What you are asked to do » Copy exactly, and only, the lines between the line holding "Generate a Python" and the line holding "alpha_tt_err = [0.0065, 0.0085, 0.0130, 0.0180, 0.0237, 0.0327]", inclusive; skip the pictures.

Data supplied »
+++++

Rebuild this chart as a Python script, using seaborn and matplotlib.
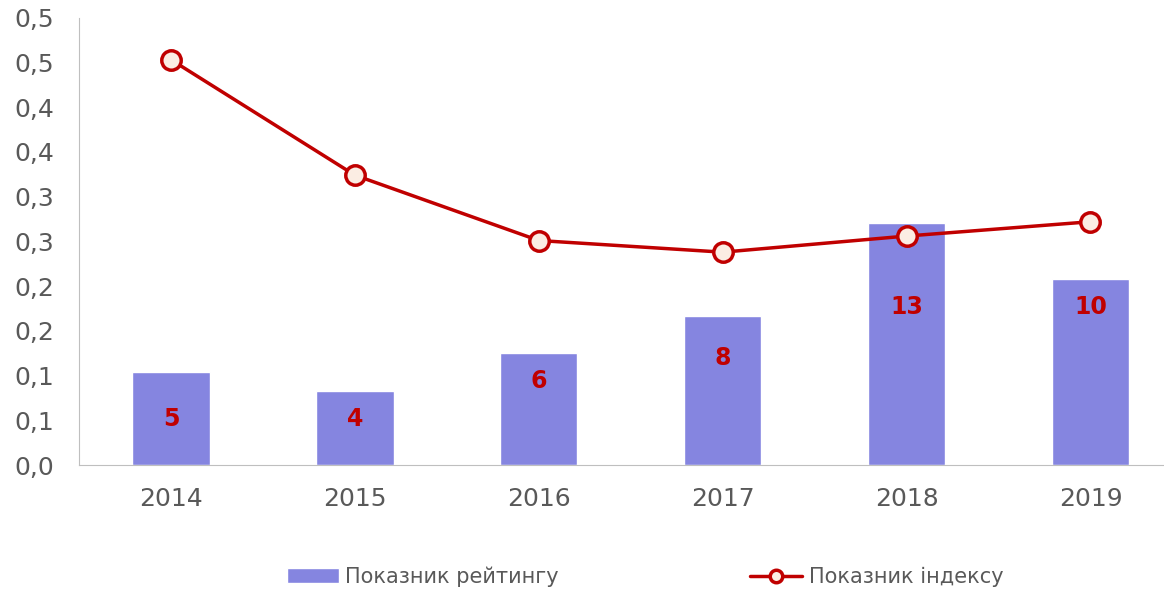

+++++

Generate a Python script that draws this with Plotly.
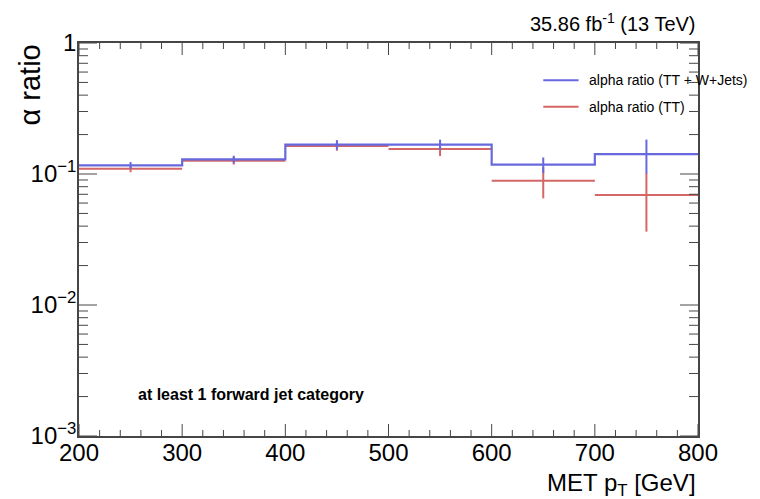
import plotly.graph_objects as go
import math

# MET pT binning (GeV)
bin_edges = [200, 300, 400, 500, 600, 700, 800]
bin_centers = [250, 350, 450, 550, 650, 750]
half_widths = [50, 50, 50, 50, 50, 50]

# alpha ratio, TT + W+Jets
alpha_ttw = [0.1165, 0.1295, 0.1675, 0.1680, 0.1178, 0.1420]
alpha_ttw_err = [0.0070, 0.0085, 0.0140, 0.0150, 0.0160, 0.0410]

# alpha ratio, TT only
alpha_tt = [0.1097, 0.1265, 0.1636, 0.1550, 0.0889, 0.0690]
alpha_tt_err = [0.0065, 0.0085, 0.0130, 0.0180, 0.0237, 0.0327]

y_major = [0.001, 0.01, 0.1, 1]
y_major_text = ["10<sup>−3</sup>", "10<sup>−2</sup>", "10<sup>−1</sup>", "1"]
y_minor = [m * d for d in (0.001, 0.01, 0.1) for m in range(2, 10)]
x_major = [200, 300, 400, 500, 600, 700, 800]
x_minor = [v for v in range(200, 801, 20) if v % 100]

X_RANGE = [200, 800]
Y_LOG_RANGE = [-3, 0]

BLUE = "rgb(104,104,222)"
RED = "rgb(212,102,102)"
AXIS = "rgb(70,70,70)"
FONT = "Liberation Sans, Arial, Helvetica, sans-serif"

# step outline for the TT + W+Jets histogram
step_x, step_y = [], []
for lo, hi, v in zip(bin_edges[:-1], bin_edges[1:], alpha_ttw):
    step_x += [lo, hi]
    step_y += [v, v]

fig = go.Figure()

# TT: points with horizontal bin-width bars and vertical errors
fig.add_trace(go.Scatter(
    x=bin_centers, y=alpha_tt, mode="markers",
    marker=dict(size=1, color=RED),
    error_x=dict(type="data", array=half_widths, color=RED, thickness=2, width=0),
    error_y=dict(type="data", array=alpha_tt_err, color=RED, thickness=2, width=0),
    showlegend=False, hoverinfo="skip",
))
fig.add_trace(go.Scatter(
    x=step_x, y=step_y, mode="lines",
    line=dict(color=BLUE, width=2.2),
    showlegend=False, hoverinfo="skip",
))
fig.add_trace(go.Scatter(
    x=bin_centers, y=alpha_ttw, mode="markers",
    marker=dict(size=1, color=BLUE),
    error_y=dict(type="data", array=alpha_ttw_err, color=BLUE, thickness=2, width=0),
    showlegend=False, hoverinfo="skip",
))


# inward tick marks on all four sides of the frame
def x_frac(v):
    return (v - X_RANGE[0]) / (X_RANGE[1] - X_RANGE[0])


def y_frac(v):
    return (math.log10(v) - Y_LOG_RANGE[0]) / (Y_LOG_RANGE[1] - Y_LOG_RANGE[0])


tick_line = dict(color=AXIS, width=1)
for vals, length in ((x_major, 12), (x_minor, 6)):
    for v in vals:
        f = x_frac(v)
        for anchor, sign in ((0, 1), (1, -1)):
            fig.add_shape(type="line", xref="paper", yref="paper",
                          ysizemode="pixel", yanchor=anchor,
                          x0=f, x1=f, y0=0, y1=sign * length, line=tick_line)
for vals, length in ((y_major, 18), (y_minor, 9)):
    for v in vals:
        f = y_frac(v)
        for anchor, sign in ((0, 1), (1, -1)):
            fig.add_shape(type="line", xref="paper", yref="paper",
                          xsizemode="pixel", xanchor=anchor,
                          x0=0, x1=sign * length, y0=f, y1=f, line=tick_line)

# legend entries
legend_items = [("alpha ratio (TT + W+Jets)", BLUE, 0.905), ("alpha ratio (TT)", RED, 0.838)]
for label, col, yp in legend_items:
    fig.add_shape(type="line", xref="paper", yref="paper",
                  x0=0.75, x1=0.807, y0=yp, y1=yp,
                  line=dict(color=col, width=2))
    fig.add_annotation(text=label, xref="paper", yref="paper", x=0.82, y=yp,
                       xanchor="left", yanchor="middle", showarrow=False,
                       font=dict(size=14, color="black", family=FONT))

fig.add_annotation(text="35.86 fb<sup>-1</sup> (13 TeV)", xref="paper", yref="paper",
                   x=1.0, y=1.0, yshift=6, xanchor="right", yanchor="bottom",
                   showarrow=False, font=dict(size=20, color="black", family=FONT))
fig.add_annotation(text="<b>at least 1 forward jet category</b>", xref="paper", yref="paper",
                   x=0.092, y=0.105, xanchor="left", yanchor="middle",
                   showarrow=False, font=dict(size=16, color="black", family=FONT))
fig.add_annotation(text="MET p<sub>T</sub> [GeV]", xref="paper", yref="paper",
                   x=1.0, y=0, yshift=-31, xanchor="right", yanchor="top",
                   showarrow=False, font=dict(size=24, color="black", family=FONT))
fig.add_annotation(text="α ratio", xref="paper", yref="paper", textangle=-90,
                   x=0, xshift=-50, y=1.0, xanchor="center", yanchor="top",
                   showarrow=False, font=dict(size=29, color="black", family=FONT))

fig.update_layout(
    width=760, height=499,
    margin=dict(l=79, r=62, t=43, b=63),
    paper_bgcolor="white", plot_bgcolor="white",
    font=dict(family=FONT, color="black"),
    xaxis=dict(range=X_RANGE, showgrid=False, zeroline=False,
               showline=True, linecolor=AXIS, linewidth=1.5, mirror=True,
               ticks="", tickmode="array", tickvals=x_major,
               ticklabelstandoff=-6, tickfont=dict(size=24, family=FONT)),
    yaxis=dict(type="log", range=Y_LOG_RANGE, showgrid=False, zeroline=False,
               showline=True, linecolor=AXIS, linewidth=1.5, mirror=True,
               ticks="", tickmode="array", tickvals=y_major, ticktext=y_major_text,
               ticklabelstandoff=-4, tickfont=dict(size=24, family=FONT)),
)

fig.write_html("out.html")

+++++

Task result »
Generate a Python script that draws this with Plotly.
import plotly.graph_objects as go
import math

# MET pT binning (GeV)
bin_edges = [200, 300, 400, 500, 600, 700, 800]
bin_centers = [250, 350, 450, 550, 650, 750]
half_widths = [50, 50, 50, 50, 50, 50]

# alpha ratio, TT + W+Jets
alpha_ttw = [0.1165, 0.1295, 0.1675, 0.1680, 0.1178, 0.1420]
alpha_ttw_err = [0.0070, 0.0085, 0.0140, 0.0150, 0.0160, 0.0410]

# alpha ratio, TT only
alpha_tt = [0.1097, 0.1265, 0.1636, 0.1550, 0.0889, 0.0690]
alpha_tt_err = [0.0065, 0.0085, 0.0130, 0.0180, 0.0237, 0.0327]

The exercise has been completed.